Speaking more precisely about visual culture, I am impressed with the number of publications that are using collage to illustrate concepts, articles, and ideas. I see a lot of collage in Axios and Harpers, for example but also The New York Times, Washington Post, and other news outlets. And of course, the music industry has had a love affair with collage for ever: from punk zines to a whole host of album covers, collage keeps coming up.
Does the role of collage in contemporary visual culture help collage somehow establish itself in contemporary art?
It doesn’t and there are two reasons for that. First, in its most basic form, collage is an intimate medium. Because it relies often on source material from publishing, the works themselves are small. If the end game for a contemporary artist (and the litany of gallerists, curators, and collectors cheering them on) is a museum show, most collage artists are not producing the large, gestural work that museums look for to make a statement on their oversized walls. Some artists are, but they are still outliers in the medium as a whole. William Davies King argues that the book, not the gallery wall, is the optimal place for collage and I am starting to agree with him and think through what the implications of that are…but that’s beyond the scope of your question.

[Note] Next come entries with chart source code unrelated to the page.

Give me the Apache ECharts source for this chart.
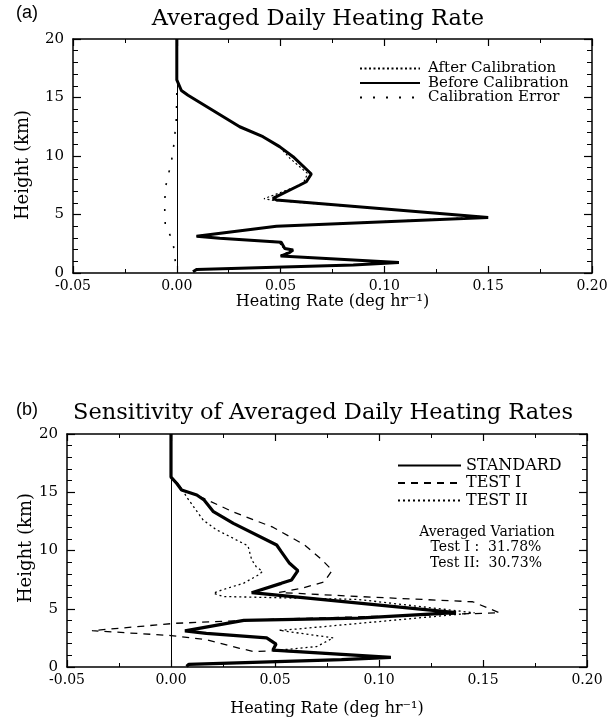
<!DOCTYPE html>
<html><head><meta charset="utf-8">
<script src="https://cdn.jsdelivr.net/npm/echarts@6/dist/echarts.min.js"></script>
<style>html,body{margin:0;padding:0;background:#fff}#c{width:613px;height:725px}</style>
</head><body><div id="c"></div>
<script>
// ---- data (heating rate in deg/hr, height in km) ----
const xTickLabels = ['-0.05','0.00','0.05','0.10','0.15','0.20'];
const yTickLabels = ['0','5','10','15','20'];

// Panel (a)
const aAfterX  = [0,0,0.0022,0.0054,0.0303,0.0415,0.0495,0.0545,0.063,0.061,0.057,0.042,0.047,0.149,0.048,0.0095,0.0207,0.049,0.051,0.055,0.053,0.050,0.107,0.085,0.0095,0.0078];
const aAfterH  = [20,16.5,15.6,15.2,12.5,11.65,10.8,9.8,8.5,7.7,7.35,6.35,6.2,4.78,4.0,3.15,2.96,2.68,2.2,1.96,1.74,1.45,0.9,0.68,0.3,0.1];
const aBeforeX = [0,0,0.0022,0.0054,0.0303,0.0415,0.0495,0.056,0.0648,0.0624,0.0591,0.0463,0.048,0.150,0.048,0.0095,0.0207,0.0503,0.052,0.056,0.0543,0.050,0.107,0.085,0.0095,0.0078];
const aBeforeH = [20,16.5,15.6,15.2,12.5,11.65,10.8,9.94,8.46,7.8,7.5,6.38,6.24,4.75,4.0,3.15,2.96,2.62,2.1,1.96,1.74,1.45,0.9,0.68,0.3,0.1];
const aErrX    = [0,0,-0.0003,-0.0014,-0.0026,-0.0042,-0.0055,-0.0058,-0.0058,-0.0055,-0.0034,-0.0018,-0.001,-0.0005];
const aErrH    = [16.5,15,13,11,9.5,8.3,7.3,6,5,4,3.3,2.6,1.5,0.5];

// Panel (b)
const bStdX = [0,0,0.0027,0.0051,0.0124,0.0159,0.0204,0.030,0.0508,0.053,0.057,0.061,0.058,0.053,0.0388,0.137,0.09,0.035,0.0067,0.017,0.046,0.0505,0.049,0.1057,0.082,0.0085,0.0075];
const bStdH = [20,16.3,15.77,15.2,14.76,14.33,13.33,12.33,10.47,9.9,8.9,8.27,7.47,7.18,6.38,4.66,4.2,4.0,3.1,2.88,2.5,1.97,1.45,0.82,0.63,0.23,0.05];
const bT1X  = [0,0,0.003,0.0055,0.0155,0.030,0.049,0.064,0.072,0.0775,0.0736,0.063,0.052,0.09,0.145,0.158,0.05,0.002,-0.038,0.0,0.017,0.033,0.040,0.050,0.1057,0.082,0.0085,0.0075];
const bT1H  = [20,16.3,15.8,15.2,14.5,13.3,12.0,10.5,9.3,8.3,7.3,6.76,6.4,6.05,5.6,4.65,4.1,3.75,3.12,2.7,2.35,1.6,1.32,1.4,0.82,0.63,0.23,0.05];
const bT2X  = [0,0,0.003,0.0055,0.0075,0.0155,0.022,0.030,0.037,0.0388,0.041,0.044,0.042,0.035,0.0243,0.0204,0.025,0.09,0.146,0.06,0.052,0.078,0.070,0.052,0.1057,0.082,0.0085,0.0075];
const bT2H  = [20,16.3,15.8,15.2,14.6,12.6,11.76,11.04,10.4,9.2,8.6,8.2,7.9,7.2,6.6,6.33,6.05,5.8,4.65,3.25,3.15,2.5,1.75,1.45,0.82,0.63,0.23,0.05];

const variationLines = ['Averaged Variation', 'Test I :  31.78%', 'Test II:  30.73%'];

// ---- helpers ----
const zip = (xs, hs) => xs.map((x, i) => [x, hs[i]]);
const SERIF = '"DejaVu Serif", serif';
const BLACK = '#000';

function xAxes(gi, nameGap) {
  const common = {
    type: 'value', gridIndex: gi, min: -0.05, max: 0.2, interval: 0.05,
    axisLine: { show: true, onZero: false, lineStyle: { color: BLACK, width: 1.5 } },
    axisTick: { show: true, inside: true, length: 7, lineStyle: { color: BLACK, width: 1.2 } },
    minorTick: { show: true, splitNumber: 2, length: 4, lineStyle: { color: BLACK, width: 1 } },
    splitLine: { show: false }, minorSplitLine: { show: false }
  };
  return [
    Object.assign({}, common, {
      position: 'bottom',
      axisLabel: {
        color: BLACK, fontFamily: SERIF, fontSize: 14, margin: 6,
        formatter: v => xTickLabels[Math.round((v + 0.05) / 0.05)]
      },
      name: 'Heating Rate (deg hr\u207B\u00B9)', nameLocation: 'middle', nameGap: nameGap,
      nameTextStyle: { color: BLACK, fontFamily: SERIF, fontSize: 16, verticalAlign: 'top' }
    }),
    Object.assign({}, common, { position: 'top', axisLabel: { show: false } })
  ];
}
function yAxes(gi) {
  const common = {
    type: 'value', gridIndex: gi, min: 0, max: 20, interval: 5,
    axisLine: { show: true, onZero: false, lineStyle: { color: BLACK, width: 1.5 } },
    axisTick: { show: true, inside: true, length: 8, lineStyle: { color: BLACK, width: 1.2 } },
    minorTick: { show: true, splitNumber: 5, length: 5, lineStyle: { color: BLACK, width: 1 } },
    splitLine: { show: false }, minorSplitLine: { show: false }
  };
  return [
    Object.assign({}, common, {
      position: 'left',
      axisLabel: { color: BLACK, fontFamily: SERIF, fontSize: 15, margin: 9,
        formatter: v => yTickLabels[Math.round(v / 5)] }
    }),
    Object.assign({}, common, { position: 'right', axisLabel: { show: false } })
  ];
}
function line(name, data, xi, yi, width, type, extra) {
  return Object.assign({
    name, type: 'line', data, xAxisIndex: xi, yAxisIndex: yi,
    symbol: 'none', showSymbol: false, smooth: false, silent: true,
    lineStyle: { color: BLACK, width, type, cap: 'butt' },
    itemStyle: { color: BLACK }
  }, extra || {});
}
const zeroLine = {
  silent: true, symbol: ['none', 'none'], label: { show: false },
  lineStyle: { color: BLACK, width: 1, type: 'solid' },
  data: [{ xAxis: 0 }], animation: false
};
function txt(text, x, y, size, family, align, rotation) {
  return {
    type: 'text', x, y, rotation: rotation || 0, silent: true,
    style: { text, fill: BLACK, font: size + 'px ' + family,
      align: align || 'center', textAlign: align || 'center',
      verticalAlign: 'middle', textVerticalAlign: 'middle' }
  };
}

const chart = echarts.init(document.getElementById('c'), null, { renderer: 'canvas' });
chart.setOption({
  animation: false,
  backgroundColor: '#fff',
  grid: [
    { left: 73, top: 39, width: 519, height: 234, containLabel: false },
    { left: 67, top: 434, width: 520, height: 233, containLabel: false }
  ],
  xAxis: [].concat(xAxes(0, 18), xAxes(1, 34)),
  yAxis: [].concat(yAxes(0), yAxes(1)),
  legend: [
    {
      orient: 'vertical', left: 359, top: 61, padding: 0,
      itemWidth: 60, itemHeight: 12, itemGap: -0.5,
      data: ['After Calibration', 'Before Calibration', 'Calibration Error'],
      textStyle: { color: BLACK, fontFamily: SERIF, fontSize: 15, lineHeight: 12, padding: [0, 0, 0, 3] },
      itemStyle: { opacity: 0 },
      selectedMode: false
    },
    {
      orient: 'vertical', left: 397, top: 457, padding: 0,
      itemWidth: 63, itemHeight: 16, itemGap: 0.5,
      data: ['STANDARD', 'TEST I', 'TEST II'],
      textStyle: { color: BLACK, fontFamily: SERIF, fontSize: 16, lineHeight: 17, padding: [0, 0, 0, 0] },
      itemStyle: { opacity: 0 },
      selectedMode: false
    }
  ],
  graphic: [
    txt('(a)', 27, 13, 18, '"Liberation Sans", Arial, sans-serif'),
    txt('Averaged Daily Heating Rate', 318, 19, 22.5, SERIF),
    txt('Height (km)', 23, 165, 18, SERIF, 'center', Math.PI / 2),
    txt('(b)', 27, 410, 18, '"Liberation Sans", Arial, sans-serif'),
    txt('Sensitivity of Averaged Daily Heating Rates', 323, 413, 22.5, SERIF),
    txt('Height (km)', 26, 548, 18, SERIF, 'center', Math.PI / 2),
    txt(variationLines[0], 487, 532, 14, SERIF),
    txt(variationLines[1], 486, 547, 14, SERIF),
    txt(variationLines[2], 486, 563, 14, SERIF)
  ],
  series: [
    line('After Calibration', zip(aAfterX, aAfterH), 0, 0, 1.2, [2, 2.5]),
    line('Before Calibration', zip(aBeforeX, aBeforeH), 0, 0, 3, 'solid', { markLine: zeroLine, z: 3 }),
    line('Calibration Error', zip(aErrX, aErrH), 0, 0, 1.6, [2, 11]),
    line('STANDARD', zip(bStdX, bStdH), 2, 2, 3.2, 'solid', { markLine: zeroLine, z: 3 }),
    line('TEST I', zip(bT1X, bT1H), 2, 2, 1.3, [7, 6]),
    line('TEST II', zip(bT2X, bT2H), 2, 2, 1.3, [2, 3])
  ]
});
</script>
</body></html>
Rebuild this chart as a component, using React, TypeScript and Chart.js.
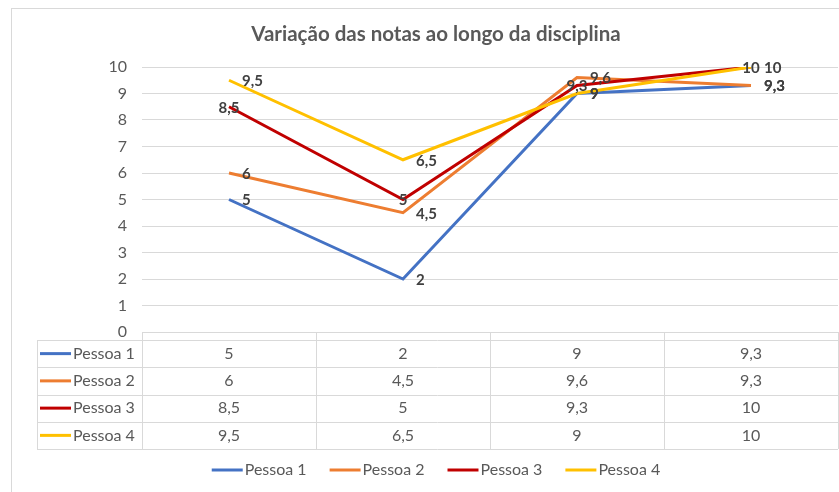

The second, and bigger reason, I think collage has trouble in the art world is that it is poorly understood. I can’t tell you how many world-class museum curators produce lazy group shows of collage, call them “Cut and Paste”, and throw them out in the world as if they are covering the topic somehow. One would never do a painting exhibition called “Paint and Canvas”, but for some reason, collage isn’t given the deeper critical inspection that other mediums are afforded. The art world continues to be painting-centric and what that means is that all other media are related back to painting. For example, Jim Chamberlain’s sculptures are often referred to as abstract expressionism. Photographs are discussed in terms of their painterly qualities and compositions. Art movements are defined by what is happening in the discourse around painting. In my work, I try to apply a collage-centric approach to art and art history. The first thing I ask of art is, Is this collage? If not, how may collage have informed this piece? And then I work back from there. And I am constantly surprised how just below the surface, when you dig into a painter’s work, you find collage lurking somewhere in their practice. But when you ask about an artist’s history with collage (and I did this recently with the estate of Sam Francis, who used collage in a number of his paintings) the response you get is often, Huh, we never thought of that? You get a similar response when you ask museums what collage is in their collection or on view. Part of what makes Kolaj Magazine so much fun is that we get to tell this story about art history that very few people are paying attention to.
How do you feel collage is regarded in contemporary art?
As we see collage artists getting bolder with their practice, we see real inroads being made in the Art World. While we see collage left off the list of mediums one is supposed to check off when applying for things, I’ve never heard of an art center or a residency or grant funder turn someone away because they work in collage. The bigger issue is lazy curation. I remember this one art center who described an exhibition of collage this way, “Collage is one of the most accessible artistic mediums. Requiring nothing more than paper and glue, it is easily achievable by people of all ages and skill levels.” I remember reading that and thinking, no one would ever say, “Painting is one of the most accessible artistic mediums. Requiring nothing more than paint and a surface, it is easily achievable by people of all ages and skill levels.” But this kind of basic, uncritical language is used to talk about collage all the time.
I don’t mean to be all negative. When Art Basel kicked off a series of art fairs focusing on art on paper, they called out collage specifically. And curators with an eye on African American art and art history are doing a remarkable job of writing about collage. And frankly, when I meet people and talk about collage, they often tell me how the medium speaks to them. They get excited about it.
After being so revolutionary in the 20th century, how do you feel collage evolved in this new century?
From the workshops of the Dutch Renaissance to the manifesto-driven cliques of Modernism, throughout art history, communities have always been the driving force behind arts evolution. The story of art movements could be told by recalling who knew whom, how they met, how they fought with each other, and how they egged each other on. The internet has allowed collage artists to connect with one another. Because we think of ourselves as underdogs, we eschew some of the pretentiousness one finds in the art world. Collage artists are some of the friendliest, most supportive, open groups of artists I’ve ever met. We are organized and working like never before to re-write the canon of art history and take art back to the people. And collage artists are getting smarter and figuring out ways to make work that functions in existing systems while staying true to its core. I am thinking of the number of artists working in immersive installations or in large scale or creating public art using collage. This is not only good for the medium, it is good for art’s relationship to the rest of society.
Last year, you organized Kolaj Fest in New Orleans and this year you are returning. How was the experience? Which conclusions did you gather after meeting so many people interested in collage?
It’s kind of hard to describe, but I will try. It was like Lou Reed’s “A Perfect Day” and Van Morrison’s “Into the Mystic” had a collage baby with Lionel Richie’s “All Night Long” in the swamp. If you love collage and spend a lot of time thinking, speaking, and writing about it, it was an amazing experience to do it live, in real time, with some of the smartest, nicest people you’ve ever met. People would ask questions or share stories that just blew my mind. And watching people come together and support one another, like really care about each other and their art work, that was an amazing thing to watch and be part of. Kolaj Fest was beyond my expectations.
Conclusions? On the last day of Kolaj Fest, we had a strategy session about what collage needs to have greater visibility, deeper understanding, and more respect from the art world. Some of that work is about how we develop as artists and some of that work is about how we work with the art world at large, as writers or curators or artists.
What impressed me the most about Kolaj Fest was has happened since the event. People not only stayed in touch and maintained long lasting relationships, they started supporting, exhibiting, writing, and being a champion of each other’s work. This is what a community does. You look after each other. You lift each other up. That is how we are going to make a difference in the future.